<<<<
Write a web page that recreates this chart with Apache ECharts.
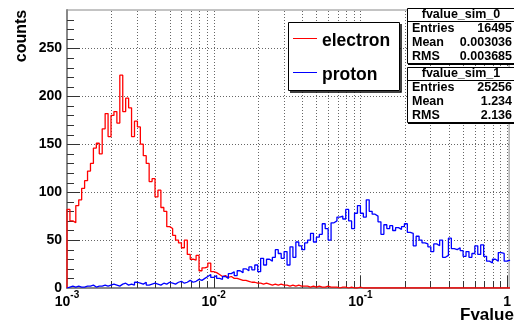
<!DOCTYPE html>
<html>
<head>
<meta charset="utf-8">
<script src="https://cdn.jsdelivr.net/npm/echarts@6/dist/echarts.min.js"></script>
<style>
  html, body { margin: 0; padding: 0; background: #fff; }
  #chart { width: 514px; height: 325px; }
</style>
</head>
<body>
<div id="chart"></div>
<script>
// Histogram binning: logarithmic bins, 50 per decade, starting at 10^-3
const BINS_PER_DECADE = 50;
const X_MIN_EXP = -3;
const X_MAX_EXP = 0.0136;
const Y_MAX = 290;

const seriesNames = ['electron', 'proton'];

// electron counts per bin
const electronCounts = [
  82, 70, 68, 86, 92, 104, 112, 122, 130, 146,
  151, 140, 166, 182, 158, 180, 184, 172, 222, 184,
  198, 188, 158, 174, 168, 150, 138, 130, 111, 114,
  95, 102, 84, 80, 64, 62, 55, 50, 47, 42,
  50, 35, 30, 29, 34, 18, 21, 22, 26, 17,
  16, 14, 12, 13, 11, 12, 10, 10, 9, 8,
  8, 7, 6, 6, 5, 5, 4, 5, 4, 3,
  4, 3, 4, 3, 3, 2, 3, 2, 3, 2,
  2, 2, 1, 2, 1, 2, 1, 1, 2, 1,
  1, 1, 0, 1, 1, 0, 1, 0, 0, 1,
  0, 0, 0, 0, 0, 0, 0, 0, 0, 0,
  0, 0, 0, 0, 0, 0, 0, 0, 0, 0,
  0, 0, 0, 0, 0, 0, 0, 0, 0, 0,
  0, 0, 0, 0, 0, 0, 0, 0, 0, 0,
  0, 0, 0, 0, 0, 0, 0, 0, 0, 0,
  0
];

// proton counts per bin
const protonCounts = [
  1, 2, 1, 2, 1, 1, 2, 2, 3, 1,
  2, 2, 3, 2, 3, 4, 3, 2, 4, 5,
  3, 4, 3, 6, 5, 4, 6, 3, 4, 5,
  4, 3, 5, 4, 6, 5, 4, 6, 7, 5,
  6, 8, 6, 7, 9, 8, 10, 12, 14, 11,
  13, 10, 9, 12, 10, 15, 17, 13, 18, 16,
  20, 18, 22, 19, 24, 17, 31, 24, 30, 28,
  32, 40, 36, 31, 38, 24, 43, 32, 48, 44,
  40, 47, 50, 57, 48, 53, 56, 67, 62, 50,
  68, 70, 74, 75, 72, 82, 70, 62, 78, 86,
  78, 74, 92, 80, 77, 75, 69, 56, 66, 62,
  65, 60, 63, 61, 64, 67, 58, 57, 44, 54,
  50, 47, 46, 43, 38, 46, 44, 50, 32, 34,
  52, 41, 40, 42, 39, 33, 38, 32, 36, 44,
  35, 45, 33, 28, 26, 30, 28, 37, 36, 28,
  29
];

const yTickLabels = [0, 50, 100, 150, 200, 250];

const statsTitles = ['fvalue_sim_0', 'fvalue_sim_1'];
const statsNames = ['Entries', 'Mean', 'RMS'];
const statsValues = [
  ['16495', '0.003036', '0.003685'],
  ['25256', '1.234', '2.136']
];

const FONT = '"Liberation Sans", Arial, Helvetica, sans-serif';

// Convert per-bin counts into step-line vertices (x in log10 units)
function histPoints(counts) {
  const pts = [[X_MIN_EXP, 0]];
  counts.forEach((c, i) => pts.push([X_MIN_EXP + i / BINS_PER_DECADE, c]));
  pts.push([X_MIN_EXP + counts.length / BINS_PER_DECADE, counts[counts.length - 1]]);
  return pts;
}

// Log-axis tick positions: k * 10^d
const xTicks = [];
for (let d = -3; d <= 0; d++) {
  for (let k = 1; k <= 9; k++) {
    const v = d + Math.log10(k);
    if (v > X_MIN_EXP + 1e-9 && v <= X_MAX_EXP) xTicks.push([v, k === 1 ? 1 : 0]);
  }
}
const yTicks = [];
for (let v = 10; v < Y_MAX; v += 10) yTicks.push([X_MIN_EXP, v]);

function crisp(v) { return Math.round(v) + 0.5; }

const chart = echarts.init(document.getElementById('chart'), null, { renderer: 'canvas' });

const graphics = [];
// y-axis title
graphics.push({
  type: 'text', x: 22, y: 36, rotation: Math.PI / 2, z: 20,
  style: { text: 'counts', font: 'bold 16px ' + FONT, fill: '#000', align: 'center', verticalAlign: 'middle' }
});
// x-axis title
graphics.push({
  type: 'text', x: 460, y: 315, z: 20,
  style: { text: 'Fvalue', font: 'bold 17px ' + FONT, fill: '#000', align: 'left', verticalAlign: 'middle' }
});
// legend box
graphics.push({ type: 'rect', shape: { x: 288.5, y: 22.5, width: 111, height: 68 }, z: 20,
  style: { fill: '#fff', stroke: '#000', lineWidth: 1 } });
graphics.push({ type: 'polyline', shape: { points: [[401, 24], [401, 92], [290, 92]] }, z: 20,
  style: { stroke: '#000', lineWidth: 1.5, fill: null } });
const legendColors = ['#ff0000', '#0000ff'];
const legendY = [39, 73];
seriesNames.forEach((name, i) => {
  graphics.push({ type: 'line', shape: { x1: 293, y1: legendY[i] - 0.5, x2: 317, y2: legendY[i] - 0.5 }, z: 21,
    style: { stroke: legendColors[i], lineWidth: 1 } });
  graphics.push({ type: 'text', x: 322, y: legendY[i] + 2, z: 21,
    style: { text: name, font: 'bold 17.5px ' + FONT, fill: '#000', align: 'left', verticalAlign: 'middle' } });
});
// statistics boxes
const boxTop = [8, 67];
statsTitles.forEach((title, b) => {
  const top = boxTop[b];
  graphics.push({ type: 'rect', shape: { x: 407.5, y: top + 0.5, width: 120, height: 55 }, z: 20,
    style: { fill: '#fff', stroke: '#000', lineWidth: 1 } });
  graphics.push({ type: 'line', shape: { x1: 408, y1: top + 56.5, x2: 520, y2: top + 56.5 }, z: 20,
    style: { stroke: '#000', lineWidth: 1 } });
  graphics.push({ type: 'line', shape: { x1: 407.5, y1: top + 13.5, x2: 520, y2: top + 13.5 }, z: 21,
    style: { stroke: '#000', lineWidth: 1 } });
  graphics.push({ type: 'text', x: 461, y: top + 7, z: 21,
    style: { text: title, font: 'bold 12.5px ' + FONT, fill: '#000', align: 'center', verticalAlign: 'middle' } });
  statsNames.forEach((n, r) => {
    const y = top + 21 + r * 14;
    graphics.push({ type: 'text', x: 412, y: y, z: 21,
      style: { text: n, font: 'bold 12.5px ' + FONT, fill: '#000', align: 'left', verticalAlign: 'middle' } });
    graphics.push({ type: 'text', x: 512, y: y, z: 21,
      style: { text: statsValues[b][r], font: 'bold 12.5px ' + FONT, fill: '#000', align: 'right', verticalAlign: 'middle' } });
  });
});

const option = {
  backgroundColor: '#fff',
  animation: false,
  grid: { left: 67, right: 0, top: 10, bottom: 37, show: true, borderColor: '#888', borderWidth: 1, backgroundColor: 'transparent' },
  xAxis: {
    type: 'value', min: X_MIN_EXP, max: X_MAX_EXP, interval: 1,
    axisLine: { show: true, onZero: false, lineStyle: { color: '#888', width: 2 } },
    axisTick: { show: false },
    splitLine: { show: false },
    axisLabel: {
      margin: 2,
      showMaxLabel: false,
      formatter: function (v) {
        const e = Math.round(v);
        if (Math.abs(v - e) > 1e-6) return '';
        if (e === 0) return '{b|1}';
        return '{b|10}{s|' + e + '}';
      },
      rich: {
        b: { fontFamily: FONT, fontWeight: 'bold', fontSize: 14, lineHeight: 19, verticalAlign: 'bottom', color: '#000' },
        s: { fontFamily: FONT, fontWeight: 'bold', fontSize: 10, lineHeight: 19, verticalAlign: 'top', color: '#000' }
      }
    }
  },
  yAxis: {
    type: 'value', min: 0, max: Y_MAX, interval: 50,
    axisLine: { show: true, onZero: false, lineStyle: { color: '#888', width: 2 } },
    axisTick: { show: false },
    splitLine: { show: false },
    axisLabel: {
      margin: 5, fontFamily: FONT, fontWeight: 'bold', fontSize: 14, color: '#000',
      formatter: function (v) { return yTickLabels.indexOf(v) >= 0 ? String(v) : ''; }
    }
  },
  graphic: graphics,
  series: [
    {
      // vertical dotted grid and ticks along the log x axis
      type: 'custom', z: 1, silent: true,
      data: xTicks,
      encode: { x: 0, y: 1 },
      renderItem: function (params, api) {
        const p0 = api.coord([api.value(0), 0]);
        const p1 = api.coord([api.value(0), Y_MAX]);
        const x = crisp(p0[0]);
        const len = api.value(1) ? 12 : 7;
        return { type: 'group', children: [
          { type: 'line', shape: { x1: x, y1: p0[1], x2: x, y2: p1[1] },
            style: { stroke: '#666', lineWidth: 1, lineDash: [1, 2] } },
          { type: 'line', shape: { x1: x, y1: p0[1], x2: x, y2: p0[1] - len },
            style: { stroke: '#333', lineWidth: 1 } }
        ] };
      }
    },
    {
      // horizontal dotted grid and ticks along the y axis
      type: 'custom', z: 1, silent: true,
      data: yTicks,
      encode: { x: 0, y: 1 },
      renderItem: function (params, api) {
        const v = api.value(1);
        const p0 = api.coord([X_MIN_EXP, v]);
        const p1 = api.coord([X_MAX_EXP, v]);
        const y = crisp(p0[1]);
        const major = v % 50 === 0;
        const children = [
          { type: 'line', shape: { x1: p0[0], y1: y, x2: p0[0] + (major ? 13 : 7), y2: y },
            style: { stroke: '#333', lineWidth: 1 } }
        ];
        if (major) children.unshift({ type: 'line', shape: { x1: p0[0], y1: y, x2: p1[0], y2: y },
          style: { stroke: '#666', lineWidth: 1, lineDash: [1, 2] } });
        return { type: 'group', children: children };
      }
    },
    {
      name: seriesNames[0], type: 'line', step: 'end', z: 3,
      data: histPoints(electronCounts),
      symbol: 'none', showSymbol: false, clip: true,
      lineStyle: { color: '#ff0000', width: 1.3 }
    },
    {
      name: seriesNames[1], type: 'line', step: 'end', z: 3,
      data: histPoints(protonCounts),
      symbol: 'none', showSymbol: false, clip: true,
      lineStyle: { color: '#0000ff', width: 1.3 }
    }
  ]
};
chart.setOption(option);
</script>
</body>
</html>
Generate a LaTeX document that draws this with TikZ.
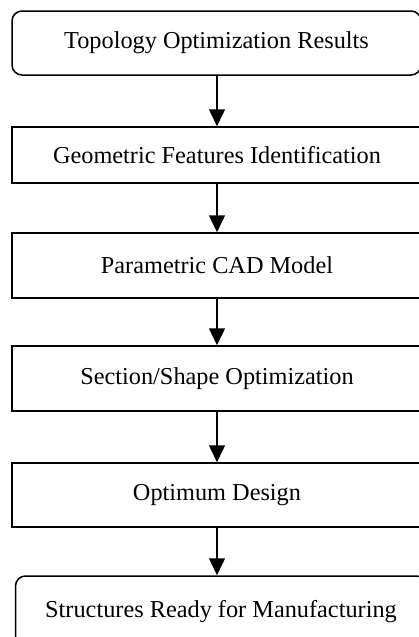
>>>>
#### TASK TO CARRY OUT
Transcribe the opening line of the listing above, please, and every line after it through the line with "Arial, Helvetica, sans-serif';", word for word, without pictures.

#### FULL SOLUTION
Write a web page that recreates this chart with Apache ECharts.
<!DOCTYPE html>
<html>
<head>
<meta charset="utf-8">
<script src="https://cdn.jsdelivr.net/npm/echarts@6/dist/echarts.min.js"></script>
<style>
  html, body { margin: 0; padding: 0; background: #fff; }
  #chart { width: 514px; height: 325px; }
</style>
</head>
<body>
<div id="chart"></div>
<script>
// Histogram binning: logarithmic bins, 50 per decade, starting at 10^-3
const BINS_PER_DECADE = 50;
const X_MIN_EXP = -3;
const X_MAX_EXP = 0.0136;
const Y_MAX = 290;

const seriesNames = ['electron', 'proton'];

// electron counts per bin
const electronCounts = [
  82, 70, 68, 86, 92, 104, 112, 122, 130, 146,
  151, 140, 166, 182, 158, 180, 184, 172, 222, 184,
  198, 188, 158, 174, 168, 150, 138, 130, 111, 114,
  95, 102, 84, 80, 64, 62, 55, 50, 47, 42,
  50, 35, 30, 29, 34, 18, 21, 22, 26, 17,
  16, 14, 12, 13, 11, 12, 10, 10, 9, 8,
  8, 7, 6, 6, 5, 5, 4, 5, 4, 3,
  4, 3, 4, 3, 3, 2, 3, 2, 3, 2,
  2, 2, 1, 2, 1, 2, 1, 1, 2, 1,
  1, 1, 0, 1, 1, 0, 1, 0, 0, 1,
  0, 0, 0, 0, 0, 0, 0, 0, 0, 0,
  0, 0, 0, 0, 0, 0, 0, 0, 0, 0,
  0, 0, 0, 0, 0, 0, 0, 0, 0, 0,
  0, 0, 0, 0, 0, 0, 0, 0, 0, 0,
  0, 0, 0, 0, 0, 0, 0, 0, 0, 0,
  0
];

// proton counts per bin
const protonCounts = [
  1, 2, 1, 2, 1, 1, 2, 2, 3, 1,
  2, 2, 3, 2, 3, 4, 3, 2, 4, 5,
  3, 4, 3, 6, 5, 4, 6, 3, 4, 5,
  4, 3, 5, 4, 6, 5, 4, 6, 7, 5,
  6, 8, 6, 7, 9, 8, 10, 12, 14, 11,
  13, 10, 9, 12, 10, 15, 17, 13, 18, 16,
  20, 18, 22, 19, 24, 17, 31, 24, 30, 28,
  32, 40, 36, 31, 38, 24, 43, 32, 48, 44,
  40, 47, 50, 57, 48, 53, 56, 67, 62, 50,
  68, 70, 74, 75, 72, 82, 70, 62, 78, 86,
  78, 74, 92, 80, 77, 75, 69, 56, 66, 62,
  65, 60, 63, 61, 64, 67, 58, 57, 44, 54,
  50, 47, 46, 43, 38, 46, 44, 50, 32, 34,
  52, 41, 40, 42, 39, 33, 38, 32, 36, 44,
  35, 45, 33, 28, 26, 30, 28, 37, 36, 28,
  29
];

const yTickLabels = [0, 50, 100, 150, 200, 250];

const statsTitles = ['fvalue_sim_0', 'fvalue_sim_1'];
const statsNames = ['Entries', 'Mean', 'RMS'];
const statsValues = [
  ['16495', '0.003036', '0.003685'],
  ['25256', '1.234', '2.136']
];

const FONT = '"Liberation Sans", Arial, Helvetica, sans-serif';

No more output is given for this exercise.